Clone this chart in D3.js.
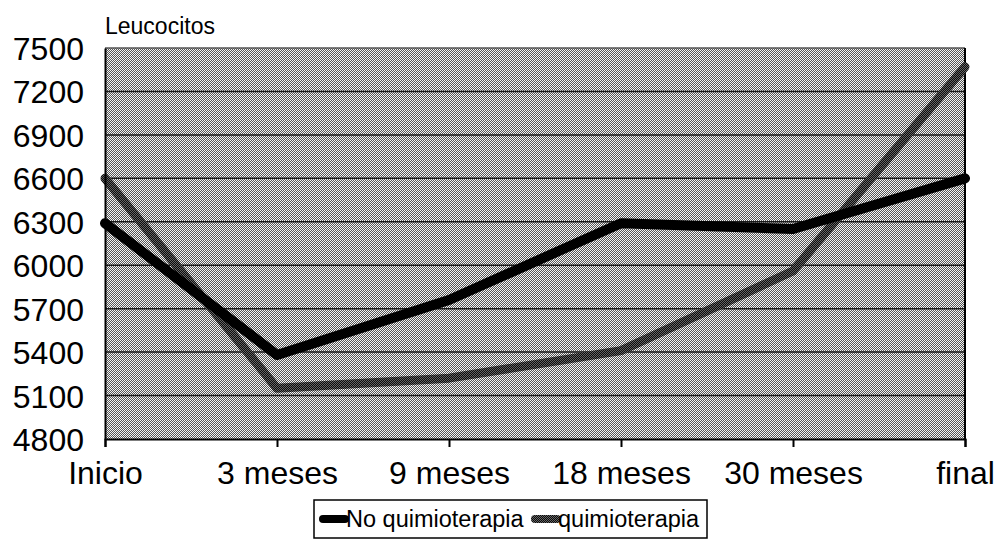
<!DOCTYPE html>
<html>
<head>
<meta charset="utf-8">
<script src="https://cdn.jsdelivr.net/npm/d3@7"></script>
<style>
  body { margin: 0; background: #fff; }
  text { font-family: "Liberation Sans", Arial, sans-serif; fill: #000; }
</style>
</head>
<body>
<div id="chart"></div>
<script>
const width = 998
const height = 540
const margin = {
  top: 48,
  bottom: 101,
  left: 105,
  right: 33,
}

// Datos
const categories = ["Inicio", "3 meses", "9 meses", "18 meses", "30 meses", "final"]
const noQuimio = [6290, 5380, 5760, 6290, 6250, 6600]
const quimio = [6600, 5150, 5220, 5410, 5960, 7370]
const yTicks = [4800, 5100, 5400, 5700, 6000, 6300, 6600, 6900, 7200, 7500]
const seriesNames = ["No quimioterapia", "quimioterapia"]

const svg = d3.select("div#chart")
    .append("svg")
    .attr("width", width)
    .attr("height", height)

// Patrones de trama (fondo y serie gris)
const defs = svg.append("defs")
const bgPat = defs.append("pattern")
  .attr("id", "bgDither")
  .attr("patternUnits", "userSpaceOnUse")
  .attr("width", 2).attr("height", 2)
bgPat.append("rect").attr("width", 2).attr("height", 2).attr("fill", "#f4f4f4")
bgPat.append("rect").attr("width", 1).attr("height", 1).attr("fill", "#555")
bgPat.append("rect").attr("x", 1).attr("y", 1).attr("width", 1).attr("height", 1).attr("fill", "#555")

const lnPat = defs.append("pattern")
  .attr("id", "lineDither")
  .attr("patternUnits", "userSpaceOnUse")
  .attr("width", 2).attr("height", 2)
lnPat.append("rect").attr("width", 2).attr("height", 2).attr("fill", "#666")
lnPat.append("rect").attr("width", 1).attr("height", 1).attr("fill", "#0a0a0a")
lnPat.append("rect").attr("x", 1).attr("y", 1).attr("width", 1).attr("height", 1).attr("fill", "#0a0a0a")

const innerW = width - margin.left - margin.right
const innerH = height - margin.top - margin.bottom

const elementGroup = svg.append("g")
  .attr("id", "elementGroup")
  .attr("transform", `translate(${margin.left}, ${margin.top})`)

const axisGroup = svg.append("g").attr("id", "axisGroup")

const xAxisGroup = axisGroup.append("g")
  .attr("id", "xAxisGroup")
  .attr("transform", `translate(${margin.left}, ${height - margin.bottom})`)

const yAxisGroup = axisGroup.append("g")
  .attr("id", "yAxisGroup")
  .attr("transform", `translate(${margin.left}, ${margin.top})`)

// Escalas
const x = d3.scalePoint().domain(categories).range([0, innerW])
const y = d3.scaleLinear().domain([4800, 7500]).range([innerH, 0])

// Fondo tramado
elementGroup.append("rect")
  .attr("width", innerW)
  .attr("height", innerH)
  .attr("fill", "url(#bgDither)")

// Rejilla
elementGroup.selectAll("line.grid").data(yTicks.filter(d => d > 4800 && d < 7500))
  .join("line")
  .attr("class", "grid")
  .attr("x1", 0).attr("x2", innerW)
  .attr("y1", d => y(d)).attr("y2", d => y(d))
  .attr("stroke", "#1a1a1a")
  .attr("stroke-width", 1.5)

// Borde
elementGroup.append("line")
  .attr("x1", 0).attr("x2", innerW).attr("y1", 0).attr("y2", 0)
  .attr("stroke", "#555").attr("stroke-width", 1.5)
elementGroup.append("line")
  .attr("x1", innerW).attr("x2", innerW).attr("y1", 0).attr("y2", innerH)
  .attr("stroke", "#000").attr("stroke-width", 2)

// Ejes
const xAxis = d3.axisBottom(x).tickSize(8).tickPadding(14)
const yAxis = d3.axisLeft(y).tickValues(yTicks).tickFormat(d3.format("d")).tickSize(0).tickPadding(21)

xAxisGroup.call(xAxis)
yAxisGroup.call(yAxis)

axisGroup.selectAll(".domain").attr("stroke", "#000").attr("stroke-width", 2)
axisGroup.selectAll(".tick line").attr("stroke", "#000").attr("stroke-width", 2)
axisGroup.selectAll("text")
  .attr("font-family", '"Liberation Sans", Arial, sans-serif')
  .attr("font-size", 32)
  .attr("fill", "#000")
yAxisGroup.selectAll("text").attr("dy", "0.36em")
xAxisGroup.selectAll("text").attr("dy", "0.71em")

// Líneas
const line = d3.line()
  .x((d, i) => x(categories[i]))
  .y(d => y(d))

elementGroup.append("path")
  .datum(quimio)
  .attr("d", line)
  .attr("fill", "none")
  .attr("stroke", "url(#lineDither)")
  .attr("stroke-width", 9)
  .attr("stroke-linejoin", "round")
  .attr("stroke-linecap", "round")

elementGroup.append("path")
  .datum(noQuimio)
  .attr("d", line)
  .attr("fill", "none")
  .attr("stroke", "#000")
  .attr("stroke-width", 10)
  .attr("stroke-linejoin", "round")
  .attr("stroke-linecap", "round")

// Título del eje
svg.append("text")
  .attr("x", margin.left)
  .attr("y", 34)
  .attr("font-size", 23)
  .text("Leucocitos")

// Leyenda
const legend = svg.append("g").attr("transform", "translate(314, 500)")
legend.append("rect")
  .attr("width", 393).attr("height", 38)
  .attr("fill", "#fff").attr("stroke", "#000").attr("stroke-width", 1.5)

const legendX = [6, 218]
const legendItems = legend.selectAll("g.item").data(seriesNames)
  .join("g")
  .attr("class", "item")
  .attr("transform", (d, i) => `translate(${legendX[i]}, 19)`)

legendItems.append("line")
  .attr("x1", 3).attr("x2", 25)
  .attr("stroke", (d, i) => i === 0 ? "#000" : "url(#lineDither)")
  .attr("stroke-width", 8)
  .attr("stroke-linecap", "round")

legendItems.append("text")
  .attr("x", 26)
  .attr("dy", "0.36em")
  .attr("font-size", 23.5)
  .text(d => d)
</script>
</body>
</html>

————

- REQUIRED WORK:
Write the listing out a second time exactly, dropping all images.

- REPLY TO THE TASK:
Clone this chart in D3.js.
<!DOCTYPE html>
<html>
<head>
<meta charset="utf-8">
<script src="https://cdn.jsdelivr.net/npm/d3@7"></script>
<style>
  body { margin: 0; background: #fff; }
  text { font-family: "Liberation Sans", Arial, sans-serif; fill: #000; }
</style>
</head>
<body>
<div id="chart"></div>
<script>
const width = 998
const height = 540
const margin = {
  top: 48,
  bottom: 101,
  left: 105,
  right: 33,
}

// Datos
const categories = ["Inicio", "3 meses", "9 meses", "18 meses", "30 meses", "final"]
const noQuimio = [6290, 5380, 5760, 6290, 6250, 6600]
const quimio = [6600, 5150, 5220, 5410, 5960, 7370]
const yTicks = [4800, 5100, 5400, 5700, 6000, 6300, 6600, 6900, 7200, 7500]
const seriesNames = ["No quimioterapia", "quimioterapia"]

const svg = d3.select("div#chart")
    .append("svg")
    .attr("width", width)
    .attr("height", height)

// Patrones de trama (fondo y serie gris)
const defs = svg.append("defs")
const bgPat = defs.append("pattern")
  .attr("id", "bgDither")
  .attr("patternUnits", "userSpaceOnUse")
  .attr("width", 2).attr("height", 2)
bgPat.append("rect").attr("width", 2).attr("height", 2).attr("fill", "#f4f4f4")
bgPat.append("rect").attr("width", 1).attr("height", 1).attr("fill", "#555")
bgPat.append("rect").attr("x", 1).attr("y", 1).attr("width", 1).attr("height", 1).attr("fill", "#555")

const lnPat = defs.append("pattern")
  .attr("id", "lineDither")
  .attr("patternUnits", "userSpaceOnUse")
  .attr("width", 2).attr("height", 2)
lnPat.append("rect").attr("width", 2).attr("height", 2).attr("fill", "#666")
lnPat.append("rect").attr("width", 1).attr("height", 1).attr("fill", "#0a0a0a")
lnPat.append("rect").attr("x", 1).attr("y", 1).attr("width", 1).attr("height", 1).attr("fill", "#0a0a0a")

const innerW = width - margin.left - margin.right
const innerH = height - margin.top - margin.bottom

const elementGroup = svg.append("g")
  .attr("id", "elementGroup")
  .attr("transform", `translate(${margin.left}, ${margin.top})`)

const axisGroup = svg.append("g").attr("id", "axisGroup")

const xAxisGroup = axisGroup.append("g")
  .attr("id", "xAxisGroup")
  .attr("transform", `translate(${margin.left}, ${height - margin.bottom})`)

const yAxisGroup = axisGroup.append("g")
  .attr("id", "yAxisGroup")
  .attr("transform", `translate(${margin.left}, ${margin.top})`)

// Escalas
const x = d3.scalePoint().domain(categories).range([0, innerW])
const y = d3.scaleLinear().domain([4800, 7500]).range([innerH, 0])

// Fondo tramado
elementGroup.append("rect")
  .attr("width", innerW)
  .attr("height", innerH)
  .attr("fill", "url(#bgDither)")

// Rejilla
elementGroup.selectAll("line.grid").data(yTicks.filter(d => d > 4800 && d < 7500))
  .join("line")
  .attr("class", "grid")
  .attr("x1", 0).attr("x2", innerW)
  .attr("y1", d => y(d)).attr("y2", d => y(d))
  .attr("stroke", "#1a1a1a")
  .attr("stroke-width", 1.5)

// Borde
elementGroup.append("line")
  .attr("x1", 0).attr("x2", innerW).attr("y1", 0).attr("y2", 0)
  .attr("stroke", "#555").attr("stroke-width", 1.5)
elementGroup.append("line")
  .attr("x1", innerW).attr("x2", innerW).attr("y1", 0).attr("y2", innerH)
  .attr("stroke", "#000").attr("stroke-width", 2)

// Ejes
const xAxis = d3.axisBottom(x).tickSize(8).tickPadding(14)
const yAxis = d3.axisLeft(y).tickValues(yTicks).tickFormat(d3.format("d")).tickSize(0).tickPadding(21)

xAxisGroup.call(xAxis)
yAxisGroup.call(yAxis)

axisGroup.selectAll(".domain").attr("stroke", "#000").attr("stroke-width", 2)
axisGroup.selectAll(".tick line").attr("stroke", "#000").attr("stroke-width", 2)
axisGroup.selectAll("text")
  .attr("font-family", '"Liberation Sans", Arial, sans-serif')
  .attr("font-size", 32)
  .attr("fill", "#000")
yAxisGroup.selectAll("text").attr("dy", "0.36em")
xAxisGroup.selectAll("text").attr("dy", "0.71em")

// Líneas
const line = d3.line()
  .x((d, i) => x(categories[i]))
  .y(d => y(d))

elementGroup.append("path")
  .datum(quimio)
  .attr("d", line)
  .attr("fill", "none")
  .attr("stroke", "url(#lineDither)")
  .attr("stroke-width", 9)
  .attr("stroke-linejoin", "round")
  .attr("stroke-linecap", "round")

elementGroup.append("path")
  .datum(noQuimio)
  .attr("d", line)
  .attr("fill", "none")
  .attr("stroke", "#000")
  .attr("stroke-width", 10)
  .attr("stroke-linejoin", "round")
  .attr("stroke-linecap", "round")

// Título del eje
svg.append("text")
  .attr("x", margin.left)
  .attr("y", 34)
  .attr("font-size", 23)
  .text("Leucocitos")

// Leyenda
const legend = svg.append("g").attr("transform", "translate(314, 500)")
legend.append("rect")
  .attr("width", 393).attr("height", 38)
  .attr("fill", "#fff").attr("stroke", "#000").attr("stroke-width", 1.5)

const legendX = [6, 218]
const legendItems = legend.selectAll("g.item").data(seriesNames)
  .join("g")
  .attr("class", "item")
  .attr("transform", (d, i) => `translate(${legendX[i]}, 19)`)

legendItems.append("line")
  .attr("x1", 3).attr("x2", 25)
  .attr("stroke", (d, i) => i === 0 ? "#000" : "url(#lineDither)")
  .attr("stroke-width", 8)
  .attr("stroke-linecap", "round")

legendItems.append("text")
  .attr("x", 26)
  .attr("dy", "0.36em")
  .attr("font-size", 23.5)
  .text(d => d)
</script>
</body>
</html>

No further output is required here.